Pensions - Articles - £100bn of investment risk carried in FTSE 350 DB Pensions


A new report from Lincoln Pensions, the UK specialist pensions advisory business has revealed that the FTSE 350 is carrying considerable financial risk within its defined benefit (“DB”) pension schemes (“Pension Schemes”). Lincoln Pensions estimates that they are underwriting almost £100bn of investment risk (being the aggregate Value-at-Risk of Pension Schemes of constituent companies in the FTSE 350) in their Pension Schemes.

     
  1.   Some of the Pension Schemes most reliant on their sponsors are taking the greatest risks
  2.  
  3.   Pension Regulator’s guidance not being reflected in practice
 As well as examining the extent of the investment risk that sits within the FTSE 350, the study assesses how the investment risk supported by FTSE 350 members is distributed across this population and how it varies according to level of dependence a pension scheme places on the employer support that underwrites it (“Employer Dependence”) and the strength of that employer support (“Employer Covenant”). The findings show that Pension Schemes that have the highest Employer Dependence relative to their Employer Covenant have among the highest allocations of riskier Return Seeking Assets indicating that schemes may be trying to invest their way to full funding. In doing this they may be taking too much Investment Risk relative to the Employer Covenant rather than seeking increased contributions from their employers.
  
 The key findings of the research are:
  
 The FTSE 350 carries considerable financial risk in DB Pension Schemes
     
  1.   The FTSE 350 members, 225 of whom have Pension Schemes, disclose an aggregate accounting deficit of approximately £72bn as at their most recent accounting dates.
  2.  
  3.   Lincoln Pensions estimates that they are also underwriting approaching £100bn of investment risk (being the aggregate Value-at-Risk of Pension Schemes of constituent companies in the FTSE 350) in their Pension Schemes.

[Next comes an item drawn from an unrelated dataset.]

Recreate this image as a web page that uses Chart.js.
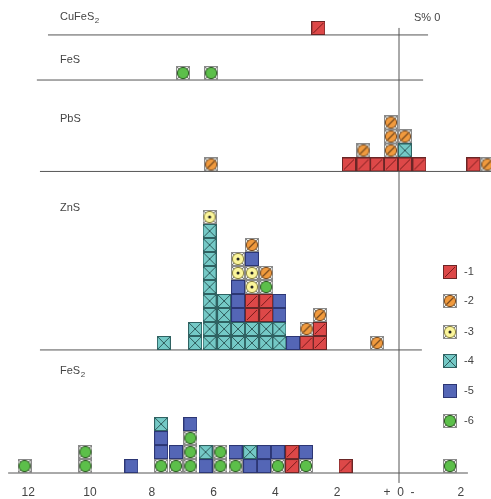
<!DOCTYPE html>
<html>
<head>
<meta charset="utf-8">
<script src="https://cdn.jsdelivr.net/npm/chart.js@4.4.1/dist/chart.umd.min.js"></script>
<style>
  html, body { margin: 0; padding: 0; background: #fff; }
  #wrap { position: relative; width: 491px; height: 499px; }
</style>
</head>
<body>
<div id="wrap"><canvas id="chart"></canvas></div>
<script>
/* Sulphur isotope histogram: one stacked column of symbols per value,
   five mineral panels sharing one x axis (S per mil, + 0 -). */

// ---- data: x value of each column, stack of type codes bottom -> top ----
const typeCodes = ['1', '2', '3', '4', '5', '6'];
const typeLabels = ['-1', '-2', '-3', '-4', '-5', '-6'];
const panelNames = ['CuFeS2', 'FeS', 'PbS', 'ZnS', 'FeS2'];

const cufes2X = [2.61];
const cufes2Stacks = ['1'];

const fesX = [6.99, 6.08];
const fesStacks = ['6', '6'];

const pbsX = [6.08, 1.62, 1.15, 0.71, 0.26, -0.19, -0.66, -2.41, -2.86];
const pbsStacks = ['2', '1', '12', '1', '1222', '142', '1', '1', '2'];

const znsX = [7.61, 6.60, 6.13, 5.66, 5.21, 4.76, 4.30, 3.87, 3.43, 2.99, 2.56, 0.71];
const znsStacks = ['4', '44', '4444444443', '4444', '4455533', '44113352', '441162', '4455', '5', '12', '112', '2'];

const fes2X = [12.12, 10.15, 8.66, 7.70, 7.22, 6.75, 6.26, 5.78, 5.29, 4.82, 4.37, 3.92, 3.46, 3.01, 1.73, -1.65];
const fes2Stacks = ['6', '66', '5', '6554', '65', '6665', '54', '66', '65', '54', '55', '65', '11', '65', '1', '6'];

const tickValues = [12, 10, 8, 6, 4, 2, 0, -2];

// ---- layout (rows of one symbol height, FeS2 baseline = 0) ----
const panelBase = [31.29, 28.07, 21.54, 8.79, 0];
const panelLineFrom = [11.36, 11.72, 11.62, 11.62, 12.65];
const panelLineTo = [-0.94, -0.78, -3.2, -0.74, -2.23];
const panelLabelY = [17, 60, 119, 208, 371];
const legendY = [272, 301, 332, 361, 391, 421];

const colors = {
  line: '#555',
  text: '#444',
  red: '#dd4848', orange: '#f09a3e', yellow: '#fbf59a',
  cyan: '#74c9c6', blue: '#5466b6', green: '#5cbf4a'
};

// ---- symbol images used as point styles ----
const SZ = 14;
function makeSymbol(code) {
  const c = document.createElement('canvas');
  c.width = SZ; c.height = SZ;
  const g = c.getContext('2d');
  const square = (fill, stroke) => {
    g.fillStyle = fill;
    g.fillRect(0, 0, SZ, SZ);
    g.strokeStyle = stroke;
    g.lineWidth = 1;
    g.strokeRect(0.5, 0.5, SZ - 1, SZ - 1);
  };
  const seg = (x1, y1, x2, y2, col, w) => {
    g.beginPath(); g.moveTo(x1, y1); g.lineTo(x2, y2);
    g.strokeStyle = col; g.lineWidth = w || 1; g.stroke();
  };
  const circle = (fill, stroke) => {
    square('#eceee9', '#8a8a8a');
    seg(1, 1, SZ - 1, SZ - 1, '#777');
    seg(SZ - 1, 1, 1, SZ - 1, '#777');
    g.beginPath(); g.arc(SZ / 2, SZ / 2, 5.6, 0, Math.PI * 2);
    g.fillStyle = fill; g.fill();
    g.strokeStyle = stroke; g.lineWidth = 1; g.stroke();
  };
  if (code === '1') {
    square(colors.red, '#6a2626');
    seg(2, SZ - 2, SZ - 2, 2, '#7a1c1c');
  } else if (code === '2') {
    circle(colors.orange, '#7a4a1e');
    seg(3.5, SZ - 3.5, SZ - 3.5, 3.5, '#7a4a1e', 1.2);
  } else if (code === '3') {
    circle(colors.yellow, '#8a8240');
    g.beginPath(); g.arc(SZ / 2, SZ / 2, 1.5, 0, Math.PI * 2);
    g.fillStyle = '#222'; g.fill();
  } else if (code === '4') {
    square(colors.cyan, '#2f6262');
    seg(1, 1, SZ - 1, SZ - 1, '#2f5c5c');
    seg(SZ - 1, 1, 1, SZ - 1, '#2f5c5c');
  } else if (code === '5') {
    square(colors.blue, '#2c3674');
  } else {
    circle(colors.green, '#2c5a22');
  }
  return c;
}
const symbols = typeCodes.map(makeSymbol);

// ---- build one scatter dataset per symbol type ----
const panelX = [cufes2X, fesX, pbsX, znsX, fes2X];
const panelStacks = [cufes2Stacks, fesStacks, pbsStacks, znsStacks, fes2Stacks];

const pointsByType = typeCodes.map(() => []);
panelX.forEach((xs, p) => {
  xs.forEach((x, i) => {
    const stack = panelStacks[p][i];
    for (let level = 0; level < stack.length; level++) {
      const t = typeCodes.indexOf(stack[level]);
      pointsByType[t].push({ x: x, y: panelBase[p] + level + 0.5 });
    }
  });
});

const datasets = typeCodes.map((code, t) => ({
  label: typeLabels[t],
  data: pointsByType[t],
  pointStyle: symbols[t],
  pointRadius: 7,
  pointHoverRadius: 7,
  clip: false
}));

// panel baselines
panelNames.forEach((name, p) => {
  datasets.push({
    label: name,
    type: 'line',
    data: [{ x: panelLineFrom[p], y: panelBase[p] }, { x: panelLineTo[p], y: panelBase[p] }],
    borderColor: colors.line,
    borderWidth: 1,
    pointRadius: 0,
    clip: false
  });
});
// zero line
datasets.push({
  label: 'zero',
  type: 'line',
  data: [{ x: 0, y: -0.71 }, { x: 0, y: 31.79 }],
  borderColor: colors.line,
  borderWidth: 1,
  pointRadius: 0,
  clip: false
});

// ---- texts: panel names, axis title, legend ----
const labelsPlugin = {
  id: 'panelLabels',
  afterDraw(chart) {
    const ctx = chart.ctx;
    ctx.save();
    ctx.fillStyle = colors.text;
    ctx.textBaseline = 'middle';
    ctx.textAlign = 'left';
    panelNames.forEach((name, p) => {
      const sub = name.endsWith('2');
      const main = sub ? name.slice(0, -1) : name;
      ctx.font = '11px "Liberation Sans", Arial, sans-serif';
      ctx.fillText(main, 60, panelLabelY[p]);
      if (sub) {
        const w = ctx.measureText(main).width;
        ctx.font = '8px "Liberation Sans", Arial, sans-serif';
        ctx.fillText('2', 60 + w + 0.5, panelLabelY[p] + 4);
      }
    });
    ctx.font = '11px "Liberation Sans", Arial, sans-serif';
    ctx.fillText('S% 0', 414, 18);

    // legend
    typeCodes.forEach((code, t) => {
      ctx.drawImage(symbols[t], 443, legendY[t] - SZ / 2);
      ctx.fillText(typeLabels[t], 464, legendY[t]);
    });
    ctx.restore();
  }
};

new Chart(document.getElementById('chart'), {
  type: 'scatter',
  data: { datasets },
  options: {
    responsive: true,
    maintainAspectRatio: false,
    animation: false,
    events: [],
    layout: { padding: 0, autoPadding: false },
    plugins: {
      legend: { display: false },
      tooltip: { enabled: false }
    },
    scales: {
      x: {
        type: 'linear',
        reverse: true,
        min: -2.977,
        max: 12.913,
        grid: { display: false, drawTicks: false },
        border: { display: false },
        afterBuildTicks: (scale) => {
          scale.ticks = tickValues.map(v => ({ value: v }));
        },
        ticks: {
          padding: 0,
          color: colors.text,
          font: { size: 12, family: '"Liberation Sans", Arial, sans-serif', lineHeight: 1 },
          maxRotation: 0,
          autoSkip: false,
          callback: (v) => v === 0 ? '+  0  -' : String(Math.abs(v))
        }
      },
      y: {
        display: false,
        min: -1.0,
        max: 33.786
      }
    }
  },
  plugins: [labelsPlugin]
});
</script>
</body>
</html>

 This investment risk is supported by the “Employer Covenant” of the FTSE 350 members
     
  •   Lincoln Pensions believes Employer Dependence (being the aggregate of the funding deficit and the Value-at-Risk from time to time) is a key measure that Pension Schemes should assess when considering the financial capacity of the employer to underwrite the Pension Scheme (the Employer Covenant).
  •  
  •   The stronger the Employer Covenant is, the greater the capacity to support investment risk and higher Employer Dependence.
 The Pension Schemes most reliant on their supporting companies are taking the greatest risks
     
  1.   Across the FTSE350 the average share of a Pension Scheme’s assets invested in riskier Return Seeking Assets was a little over 44%.
  2.  
  3.   Lincoln Pensions found that the Pension Schemes that have the highest Employer Dependence relative to their Employer Covenant have among the highest allocations of riskier Return Seeking Assets.
  4.  
  5.   It appears such Pension Schemes may be trying to invest their way to full funding (and may be taking too much Investment Risk relative to the Employer Covenant) rather than increasing contributions from their employers.
 Little evidence that the Pension Regulator’s guidance is being reflected in practice
     
  1.   Contrary to the expectation of the Pension Regulator (“TPR”) in its Code published in July 2014, we have found limited evidence that the investment risk profile of Pension Schemes is being set in the context of the Employer Covenant standing behind it.
  2.  
  3.   This may reflect certain Pension Schemes supporting “sustainable growth” of the employer by leaving money with their sponsor rather than requiring funding for the Pension Scheme.
  4.  
  5.   But it is building up risk in the DB system by placing greater reliance on the employer to stand behind, sometimes disproportionate, investment risk.
 Commenting on the research Matthew Harrison, Managing Director of Lincoln Pensions said:
 “Building a clear picture of the risk and volatility in a scheme’s investment profile should be a key consideration for both pension trustees and employers as they assess its overall risk profile of the Pension Scheme and its reliance on employer support.
  
 “What is perhaps surprising however, is the share of Return Seeking Assets does not decrease as the schemes get larger in the context of their employer despite clear guidelines in TPR’s code of practice on Funding Defined Benefits.
  
 “We hope that this analysis may lead to scheme funding discussions which move away from the historic focus on funding today’s deficit, towards a greater understanding of investment risk volatility and a balance in the scheme’s overall risk profile.”